In the end, the most righteous and most God-conscious are the best in the sight of Allah, so why do we continue to judge? Why do reverts continue to feel alienated and let down by the Muslim community to which they rightly belong? How important is faith for you when you are choosing a life partner as opposed to proficiency in a particular language? It all comes down to the prejudices we have erected within our minds, within our cultures, within our communities. Generation after generation we continue to internalize them unknowingly, yet believing that we are taking some moral high ground.
There is much to be done. The Muslim Ummah lies in tatters, but one of our most pressing issues lies in racial prejudice and divide.
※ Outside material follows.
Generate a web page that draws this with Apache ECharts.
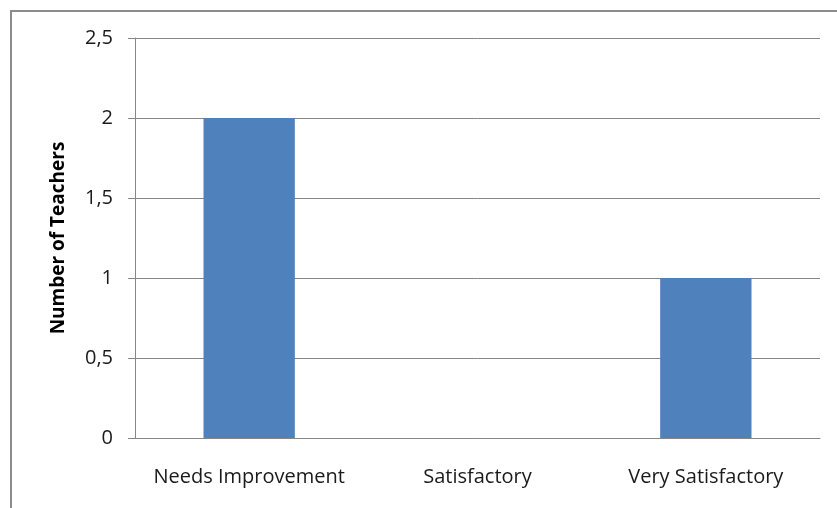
<!DOCTYPE html>
<html>
<head>
<meta charset="utf-8">
<script src="https://cdn.jsdelivr.net/npm/echarts@6/dist/echarts.min.js"></script>
<style>
  html, body { margin: 0; padding: 0; background: #fff; }
  #chart { width: 837px; height: 508px; }
</style>
</head>
<body>
<div id="chart"></div>
<script>
// Teacher rating counts, single-series column chart.
const categories = ['Needs Improvement', 'Satisfactory', 'Very Satisfactory'];
const teacherCounts = [2, 0, 1];
const yTicks = [0, 0.5, 1, 1.5, 2, 2.5];

const chart = echarts.init(document.getElementById('chart'), null, { renderer: 'canvas' });
const FONT = 'Open Sans';

chart.setOption({
  backgroundColor: '#fff',
  animation: false,
  textStyle: { fontFamily: FONT },
  graphic: [
    {
      type: 'polyline',
      shape: { points: [[11, 520], [11, 11], [850, 11]] },
      style: { stroke: '#8c8c8c', lineWidth: 2, fill: null },
    },
  ],
  grid: { left: 135, right: 17, top: 38, bottom: 70 },
  xAxis: {
    type: 'category',
    data: categories,
    axisLine: { lineStyle: { color: '#868686', width: 1 } },
    axisTick: { show: false },
    axisLabel: { color: '#1a1a1a', fontSize: 20, margin: 29, interval: 0, fontFamily: FONT },
  },
  yAxis: {
    type: 'value',
    min: yTicks[0],
    max: yTicks[yTicks.length - 1],
    interval: 0.5,
    name: 'Number of Teachers',
    nameLocation: 'middle',
    nameGap: 67,
    nameTextStyle: { color: '#000', fontSize: 19, fontWeight: 'bold', fontFamily: FONT },
    axisLine: { show: true, lineStyle: { color: '#868686', width: 1 } },
    axisTick: { show: true, length: 7, lineStyle: { color: '#868686' } },
    axisLabel: {
      color: '#1a1a1a',
      fontSize: 20,
      margin: 22,
      fontFamily: FONT,
      formatter: (v) => String(v).replace('.', ','),
    },
    splitLine: { lineStyle: { color: '#868686', width: 1 } },
  },
  series: [
    {
      type: 'bar',
      data: teacherCounts,
      barWidth: '40%',
      itemStyle: { color: '#4f81bd' },
    },
  ],
});
</script>
</body>
</html>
The issue of national identity never really figured until the nineteenth century, in a post colonial world. Yet here we are. It is high time we dealt with the issue head on. It is our duty to strive and build society based on the equality of all human beings as Allah has willed, one that accepts, welcomes, and even relishes in its cultural diversity. One that prides itself on its Islamic identity in the truest sense. But the work must begin, and it must begin now.